A Beijing Normal University criminal law professor who has studied elderly criminology for nearly 20 years liked the sentiment behind the draft amendment.

"On the one hand," said Zhao Bingzhi, "the physical and mental condition of the elderly is deteriorating. After all the extreme crimes are rare compared to others and they [the elderly] can be regarded as a vulnerable group, meaning their responsibility towards criminal law should be lighter.

"On the other, although they can avoid the death penalty, they still get several or more years in prison, and after they finish jail, they're unlikely to do any more harm to society."

Traditional Chinese attitudes probably play a role in legal thinking, Zhao believed.

"Lighter punishments for the elderly can be traced back as far as 3,000 years ago to the Western Zhou Dynasty [1046-771 BC] and became a detailed law on paper in the Tang Dynasty [618–907]."

The law at that time stated punishment for people over 70 should be lighter than others, and only the emperor has the final say on the death penalty for people over 80. People over 90 couldn't be sentenced to death at all.

The precedent held through the ensuing Song (960–1279), Yuan (1271–1368), Ming (1368–1644) and Qing (1644–1911) dynasties.

"I think this idea should also be followed in our current laws," Zhao said.

China had more than 167 million people over 60 by the end of 2009 or 22 percent of all the world's elderly, according to statistics from the China National Committee on Aging.
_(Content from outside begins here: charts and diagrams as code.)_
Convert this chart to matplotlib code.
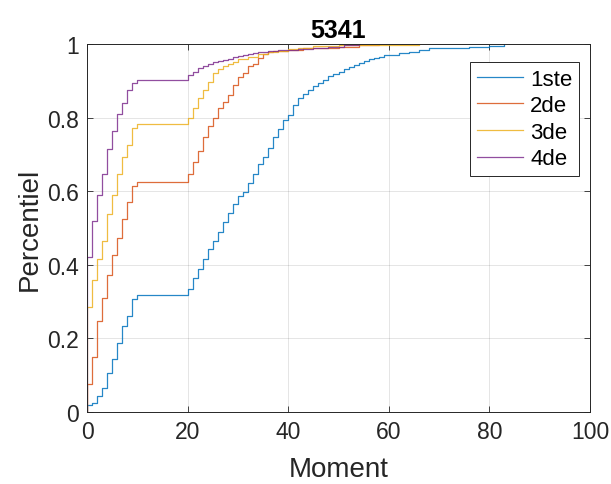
import matplotlib
matplotlib.use("Agg")
import matplotlib.pyplot as plt

# ---- data (step locations and ECDF values) ----
x_1ste = [0,1,2,3,4,5,6,7,8,9,10,20,21,22,23,24,25,26,27,28,29,30,31,32,33,34,35,36,37,38,39,40,
          41,42,43,44,45,46,47,48,49,50,51,52,53,54,55,56,57,58,59,60,62,64,66,68,72,76,80,83]
f_1ste = [0.018,0.025,0.044,0.065,0.106,0.144,0.187,0.233,0.261,0.306,0.317,0.335,0.364,0.389,0.417,
          0.443,0.465,0.490,0.515,0.540,0.564,0.587,0.598,0.623,0.647,0.675,0.693,0.718,0.746,0.768,
          0.793,0.807,0.833,0.854,0.865,0.876,0.885,0.894,0.903,0.912,0.918,0.925,0.931,0.937,0.943,
          0.949,0.954,0.958,0.962,0.966,0.969,0.971,0.975,0.979,0.983,0.988,0.990,0.992,0.995,1.0]

x_2de = [0,1,2,3,4,5,6,7,8,9,10,20,21,22,23,24,25,26,27,28,29,30,31,32,33,34,35,36,37,38,40,43,46,50,54,58]
f_2de = [0.076,0.149,0.247,0.311,0.373,0.427,0.472,0.525,0.570,0.613,0.625,0.647,0.679,0.710,0.748,
         0.777,0.800,0.825,0.843,0.861,0.889,0.910,0.922,0.939,0.946,0.962,0.973,0.977,0.980,0.982,
         0.985,0.988,0.990,0.993,0.996,1.0]

x_3de = [0,1,2,3,4,5,6,7,8,9,10,20,21,22,23,24,25,26,27,28,29,30,32,34,36,38,40,42,45,50,56,66]
f_3de = [0.285,0.360,0.416,0.465,0.537,0.591,0.647,0.693,0.726,0.771,0.782,0.798,0.827,0.852,0.874,
         0.897,0.921,0.932,0.939,0.946,0.951,0.960,0.966,0.972,0.977,0.981,0.986,0.990,0.994,0.996,
         0.998,1.0]

x_4de = [0,1,2,3,4,5,6,7,8,9,10,20,21,22,23,24,25,26,27,28,29,30,31,32,33,34,36,38,40,42,45,48,51,54]
f_4de = [0.422,0.519,0.589,0.648,0.714,0.764,0.809,0.840,0.874,0.895,0.903,0.916,0.924,0.934,0.941,
         0.946,0.950,0.953,0.957,0.960,0.964,0.967,0.969,0.972,0.975,0.977,0.980,0.983,0.985,0.987,
         0.990,0.993,0.996,1.0]

series_names = ["1ste", "2de", "3de", "4de"]
series_x = [x_1ste, x_2de, x_3de, x_4de]
series_f = [f_1ste, f_2de, f_3de, f_4de]
colors = ["#0072BD", "#D95319", "#EDB120", "#7E2F8E"]

x_ticks = [0, 20, 40, 60, 80, 100]
y_ticks = [0, 0.2, 0.4, 0.6, 0.8, 1]
y_tick_labels = ["0", "0.2", "0.4", "0.6", "0.8", "1"]

plt.rcParams['font.family'] = ['Liberation Sans', 'DejaVu Sans']

fig = plt.figure(figsize=(6.11, 4.85), dpi=100)
ax = fig.add_axes([87/611, 72/485, 503/611, 368/485])

for name, xs, fs, c in zip(series_names, series_x, series_f, colors):
    ax.step([xs[0]] + xs, [0] + fs, where='post', color=c, lw=0.9, alpha=0.85, label=name)

ax.set_xlim(0, 100)
ax.set_ylim(0, 1)
ax.set_xticks(x_ticks)
ax.set_xticklabels([str(t) for t in x_ticks])
ax.set_yticks(y_ticks)
ax.set_yticklabels(y_tick_labels)
ax.grid(True, color='#262626', alpha=0.12, lw=0.7)
ax.tick_params(direction='in', length=4, width=0.6, colors='#262626', labelsize=16.5,
               top=True, right=True, pad=6)
for s in ax.spines.values():
    s.set_color('#262626')
    s.set_linewidth(0.7)

ax.set_xlabel("Moment", fontsize=20, color='#262626', labelpad=9)
ax.set_ylabel("Percentiel", fontsize=20, color='#262626', labelpad=3)
ax.set_title("5341", fontsize=18, fontweight='bold', color='black', pad=5)

leg = ax.legend(loc='upper right', bbox_to_anchor=(0.978, 0.951), fontsize=16,
                frameon=True, fancybox=False, edgecolor='#262626', framealpha=1,
                handlelength=2.1, handletextpad=0.3, borderpad=0.3, labelspacing=0.25,
                borderaxespad=0)
leg.get_frame().set_linewidth(0.7)

fig.savefig("out.png", dpi=100)
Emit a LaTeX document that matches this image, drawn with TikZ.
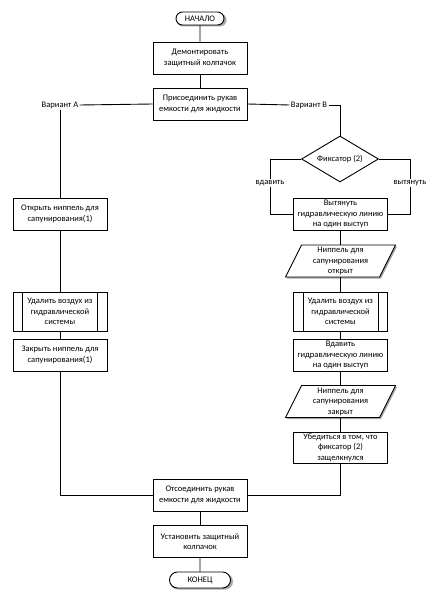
\documentclass[tikz,border=0pt]{standalone}
\usepackage{fontspec}
\setmainfont{Carlito}
\usetikzlibrary{shapes.misc,shapes.geometric,calc}
\begin{document}
\begin{tikzpicture}[x=1pt,y=-1pt, line width=0.9pt,
  every node/.style={font=\fontsize{8.5}{10.5}\selectfont},
  box/.style={draw, fill=white, minimum width=94pt, minimum height=32pt, align=center, inner sep=1pt},
  term/.style={draw, fill=white, rounded rectangle, inner sep=1pt},
  lbl/.style={fill=white, inner sep=1pt},
  para/.style={minimum height=32pt, minimum width=80pt, inner sep=0pt, align=center},
  shadowc/.style={fill=black!35, draw=none}]
\useasboundingbox (0,0) rectangle (433,602);

% parallelogram shapes
\coordinate (p1c) at (340.5,261);
\coordinate (p2c) at (340.5,401.5);
\foreach \c in {p1c,p2c}{
  \fill[shadowc] ($(\c)+(-54,17.5)$) -- ($(\c)+(-38,-14.5)$) -- ($(\c)+(56.5,-14.5)$) -- ($(\c)+(40.5,17.5)$) -- cycle;
  \draw[fill=white] ($(\c)+(-55,16)$) -- ($(\c)+(-39,-16)$) -- ($(\c)+(55,-16)$) -- ($(\c)+(39,16)$) -- cycle;
}
% terminal shadows
\fill[shadowc, rounded corners=6.5pt] (176.5,13.5) rectangle (226.5,26.5);
\fill[shadowc, rounded corners=8pt] (170,573.5) rectangle (233,589.5);

% nodes
\node[term, minimum width=50pt, minimum height=13pt] (nach) at (200,18.5) {НАЧАЛО};
\node[box] (b1) at (200,58) {Демонтировать\\защитный колпачок};
\node[box] (b2) at (200,104) {Присоединить рукав\\емкости для жидкости};
\node[inner sep=1pt] (va) at (60,105) {Вариант А};
\node[inner sep=1pt] (vb) at (309,105) {Вариант В};
\node[draw, fill=white, diamond, aspect=1.67, minimum width=77pt, minimum height=46pt, inner sep=0pt] (dia) at (340,159) {Фиксатор (2)};
\node[box] (vyt) at (340.5,214) {Вытянуть\\гидравлическую линию\\на один выступ};
\node[para] (p1) at (p1c) {Ниппель для\\сапунирования\\открыт};
\node[box, minimum height=39pt] (ud2) at (340.5,311.5) {Удалить воздух из\\гидравлической\\системы};
\node[box] (vd) at (340.5,355) {Вдавить\\гидравлическую линию\\на один выступ};
\node[para, minimum height=31pt] (p2) at (p2c) {Ниппель для\\сапунирования\\закрыт};
\node[box, minimum height=31pt] (ub) at (340.5,447.5) {Убедиться в том, что\\фиксатор (2)\\защелкнулся};
\node[box] (otk) at (60,214) {Открыть ниппель для\\сапунирования(1)};
\node[box, minimum height=39pt] (ud1) at (60,311.5) {Удалить воздух из\\гидравлической\\системы};
\node[box] (zak) at (60,355) {Закрыть ниппель для\\сапунирования(1)};
\node[box] (ots) at (200,495) {Отсоединить рукав\\емкости для жидкости};
\node[box] (ust) at (200,541.5) {Установить защитный\\колпачок};
\node[term, minimum width=63pt, minimum height=16pt] (kon) at (200,580) {КОНЕЦ};

% predefined-process inner lines
\foreach \n in {ud1,ud2}{
  \draw ([xshift=10pt]\n.north west) -- ([xshift=10pt]\n.south west);
  \draw ([xshift=-10pt]\n.north east) -- ([xshift=-10pt]\n.south east);
}

% connectors
\draw (nach) -- (b1);
\draw (b1) -- (b2);
\draw (b2.west) -- (va.east);
\draw (va.south) -- (otk.north);
\draw (otk) -- (ud1);
\draw (ud1) -- (zak);
\draw (zak.south) |- (ots.west);
\draw (b2.east) -- (vb.west);
\draw (vb.east) -| (dia.north);
\coordinate (lk) at (270,214);
\coordinate (rk) at (410,214);
\draw (dia.west) -| (lk) -- (vyt.west);
\draw (dia.east) -| (rk) -- (vyt.east);
\node[lbl] (vz) at (270,183) {вдавить};
\node[lbl] (vt) at (410,183) {вытянуть};
\draw (vyt.south) -- (p1.north);
\draw (p1.south) -- (ud2.north);
\draw (ud2) -- (vd);
\draw (vd.south) -- (p2.north);
\draw (p2.south) -- (ub.north);
\draw (ub.south) |- (ots.east);
\draw (ots) -- (ust);
\draw (ust) -- (kon);
\end{tikzpicture}
\end{document}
Half live alone.

That number will reach 400 million by the end of 2040, said committee deputy director Wu Yushao.

A 21st century "silver tide" created by national family planning policy has far-reaching implications that are beginning to affect policy.

A bizarre new draft amendment to the 1996 Law of Protection of Rights and Interests of the Aged discussed at the December 20-25 11th National People's Congress Standing Committee meeting reveals the seriousness of that concern. The amendment orders children to visit their parents.

"The new amendment is more like a gesture by the government," said Zhou Bingrong a lawyer at Beijing-based Junhe Law Firm, "showing their great concern for the aged.

"Even if it ever becomes real, I don't believe a large number of parents would actually sue their children for this."

Even before the amendment, China had experienced its first case of parents suing children for not coming home to visit: a kind of Confucian crime.

An 80-year-old retired teacher from Jiangsu Province sued his son for seldom visiting. In a stunning boost for fans of filial piety, the court ruled the son should visit once a week no shorter than two hours.

"We should let children care about their parents from the depths of their heart," said Gao Fuping, a law professor from East China University of Political Science and Law in Beijing.

"Law enforcement may have some effect, but it may also trigger negative attitudes in society.

"And it needs parents to positively express their feelings to their children and then to work out acceptable methods.

"Complaining or seeking legal redress isn't the right way to go."

The government should do more with the social welfare system to enable a healthier and happier old age, Gao and Zhou agreed.

The controversial amendment mentions a nationwide standard subsidy for people over 80 as well as improving the health care system.

Many elderly can't enjoy these subsidies and services because different provinces have different policies and enforcement. The amendment aims to set a national standard for the first time.